Opini Politik
Oleh: Andre Vincent Wenas
Kasus mundurnya para pengurus Partai Nasdem di Indramayu yang mengundurkan diri ramai-ramai menarik perhatian luas. Hal ihwal yang melatar belakangi kasusnya bikin geleng-geleng kepala.
Jadi ini soal pencalegan, soal nomor urut caleg (calon anggota legislatif). Semuanya kepingin nomor urut 1, minimal nomor 2. Kenapa begitu? Karena sistem pemilihan dalam pemilu tahun 2024 nanti – ada isu – bakalan dilakukan dengan sistem proporsional tertutup.
Apa bedanya dengan proporisonal terbuka, seperti yang kita alami dalam pemilu 2019 lalu. Gampang, dulu kita mesti memilih figur caleg, siapa yang paling banyak dipilih konstituen maka dialah yang terpilih, yang penting partainya lolos PT (parliamentary threshold). Nomor urut caleg tidak penting lagi. Semua caleg punya kesempatan yang sama.
Sedangkan dalam sistem proporsional tertutup, pemilih hanya memilih logo partai saja, maka nomor urut caleg jadi penting. Dulu kita mengenal apa yang disebut dengan “nomor jadi” (yaitu nomor urut 1, atau 2). Caleg yang dapat nomor urut kecil punya kesempatan yang lebih besar untuk jadi.
Itu yang membuat pengurus daerah (ketua DPD) Partai Nasdem di Indramayu kecewa, lantaran ia tadinya dijanjikan nomor urut 1, tapi dalam perjalanan ternyata ia cuma dapat nomor urut di atas nomor 2. Bukan nomor jadi istilahnya. Maka murkalah ia dan segenap pengikutnya yang jadi pengurus di Indramayu.

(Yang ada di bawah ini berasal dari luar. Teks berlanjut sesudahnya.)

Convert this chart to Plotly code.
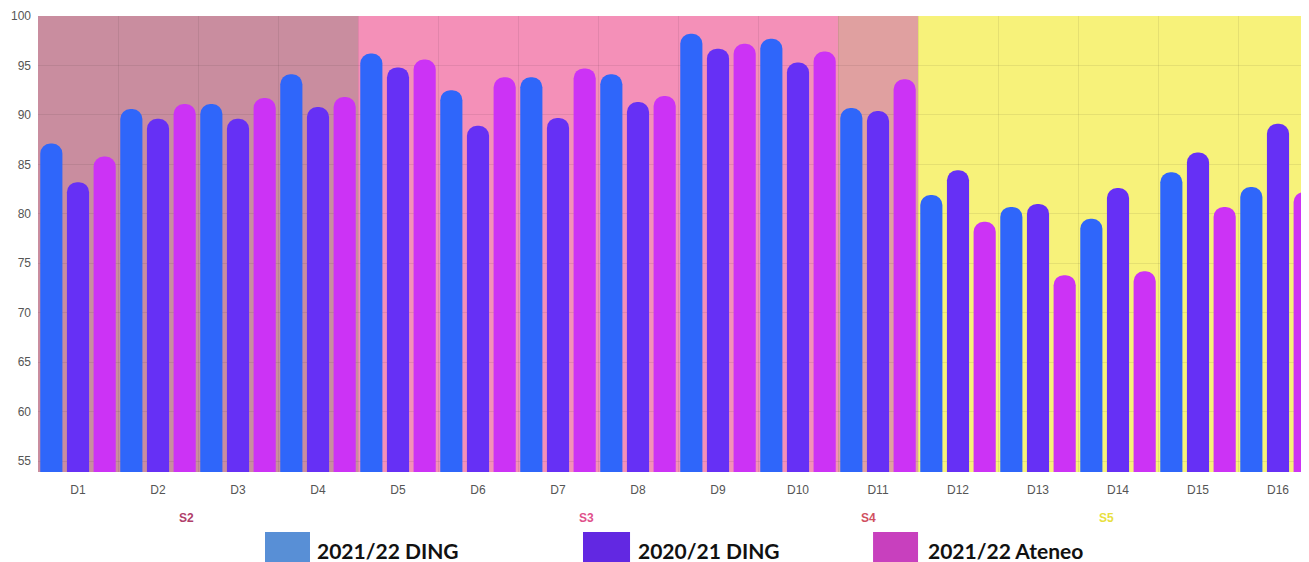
import plotly.graph_objects as go

categories = ["D1","D2","D3","D4","D5","D6","D7","D8","D9","D10","D11","D12","D13","D14","D15","D16"]
ding_2122 = [87.1, 90.6, 91.1, 94.1, 96.2, 92.5, 93.8, 94.1, 98.2, 97.7, 90.7, 81.9, 80.7, 79.5, 84.2, 82.7]
ding_2021 = [83.2, 89.6, 89.6, 90.8, 94.8, 88.9, 89.7, 91.3, 96.7, 95.3, 90.4, 84.4, 81.0, 82.6, 86.2, 89.1]
ateneo_2122 = [85.8, 91.1, 91.7, 91.8, 95.6, 93.8, 94.7, 91.9, 97.2, 96.4, 93.6, 79.2, 73.8, 74.2, 80.7, 82.2]
series_names = ["2021/22 DING", "2020/21 DING", "2021/22 Ateneo"]
sections = ["S2", "S3", "S4", "S5"]
section_spans = [(0, 3), (4, 9), (10, 10), (11, 15)]
y_ticks = [55, 60, 65, 70, 75, 80, 85, 90, 95, 100]

bar_colors = ["#2f66fa", "#6630f5", "#cc33f5"]
legend_colors = ["#588fd6", "#6228e2", "#c840be"]
band_colors = ["#c98d9f", "#f490b8", "#e0a0a0", "#f7f27a"]
section_text_colors = ["#b0406a", "#e0508a", "#d05060", "#e8e040"]

fig = go.Figure()
for name, vals, col in zip(series_names, [ding_2122, ding_2021, ateneo_2122], bar_colors):
    fig.add_trace(go.Bar(x=categories, y=vals, name=name,
                         marker=dict(color=col, cornerradius=10, line=dict(width=0)),
                         showlegend=False))

shapes = []
for (a, b), c in zip(section_spans, band_colors):
    shapes.append(dict(type="rect", xref="x", yref="paper", x0=a - 0.5, x1=b + 0.5,
                       y0=0, y1=1, fillcolor=c, line=dict(width=0), layer="below"))

annotations = []
# section labels
sec_x = [1.36, 6.36, 9.875, 12.86]
for s, xx, col in zip(sections, sec_x, section_text_colors):
    annotations.append(dict(text="<b>" + s + "</b>", x=xx, xref="x", y=-0.101, yref="paper",
                            showarrow=False, font=dict(family="Liberation Sans", size=12, color=col),
                            xanchor="center", yanchor="middle"))

# custom legend
sq = [(0.1786, 0.2140), (0.4288, 0.4658), (0.657, 0.6924)]
tx = [0.218, 0.4705, 0.6987]
for (x0, x1), t, name, col in zip(sq, tx, series_names, legend_colors):
    shapes.append(dict(type="rect", xref="paper", yref="paper", x0=x0, x1=x1,
                       y0=-0.2149, y1=-0.1316, fillcolor=col, line=dict(width=0)))
    annotations.append(dict(text="<b>" + name + "</b>", x=t, xref="paper", y=-0.173, yref="paper",
                            showarrow=False, font=dict(family="Lato", size=21, color="#111111"),
                            xanchor="left", yanchor="middle"))

fig.update_layout(
    width=1301, height=554,
    margin=dict(l=30, r=0, t=8, b=90),
    paper_bgcolor="white", plot_bgcolor="white",
    barmode="group", bargap=0.0, bargroupgap=0.17,
    shapes=shapes, annotations=annotations,
    font=dict(family="Liberation Sans", size=11, color="#555555"),
    xaxis=dict(type="category", range=[-0.5, 15.3875], tickson="boundaries",
               showgrid=True, gridcolor="rgba(0,0,0,0.07)", gridwidth=1,
               ticks="", showline=False, zeroline=False, ticklabelstandoff=9,
               tickfont=dict(size=12, color="#555555")),
    yaxis=dict(range=[53.9, 100], tickvals=y_ticks, showgrid=True,
               gridcolor="rgba(0,0,0,0.07)", zeroline=False, showline=False,
               ticks="", ticklabelstandoff=6, tickfont=dict(size=12, color="#555555")),
)

fig.write_html("out.html")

Copot jaket partai dan segala atributnya, bikin koperensi pers, dan ini jadi berita yang dimakan berbagai media. Kancah perpolitan pra-pemilu jadi ramai. Kabarnya ada ribuan kader yang ikutan copot jaket.
Bagi sementara oknum pengurus parpol, nomor urut caleg dijadikan komoditas yang diperdagangkan, semacam dilelang begitu. Ironinya hal murahan semacam ini dilakukan bahkan oleh parpol yang selama ini menggadang jargon “anti-mahar”.
Tapi semua juga tahu bahwa walau sudah dapat nomor kecil (nomor urut 1 atau 2) tetap saja itu bukan jaminan bakal jadi. Kalau partainya ternyata tidak disukai lantaran aksi politiknya yang tidak simpatik, tentu bakal ditolak oleh rakyat. Dan sia-sialah upayanya yang telah “membeli” nomor urut tadi.
Politik dagang sapi, tapi sapinya pun cuma ilusi. Aneh memang.
Terlepas dari itu semua, memang pemilu ini tetaplah suatu pertaruhan yang menantang. Fakta politik di Indonesia telah membuktikan bahwa seorang mantan koruptor pun masih bisa terpilih. Silahkan periksa (sekarang bisa lewat google) tentang kasus koruptor yang ikut dalam pileg atau pilkada dan berhasil menang. Jadi wakil rakyat (anggota DPR/D, bupati/walikota, gubernur/wagub).
Kok bisa menang? Khan mantan koruptor?
Rupanya money-politic (politik uang), politik bagi-bagi amplop saat pemilu, masih saja menghantui kita.
Maka singkatnya dua RUU “Anti Korupsi” yaitu: RUU Perampasan Aset Tindak Pidana Korupsi dan RUU Pembatasan Transaksi Uang Kartal jadi imperatif.
Tanpa kedua perangkat hukum itu, parpol yang katanya berpengalaman itu kalau ditanya soal etika politik, mereka akan merespon dengan enteng:
“Berapa tuh harganya etika politik?”
Jakarta, Selasa, 13 Juni 2023
Andre Vincent Wenas,MM,MBA. Direktur Eksekutif Lembaga Kajian Strategis PERSPEKTIF (LKSP), Jakarta.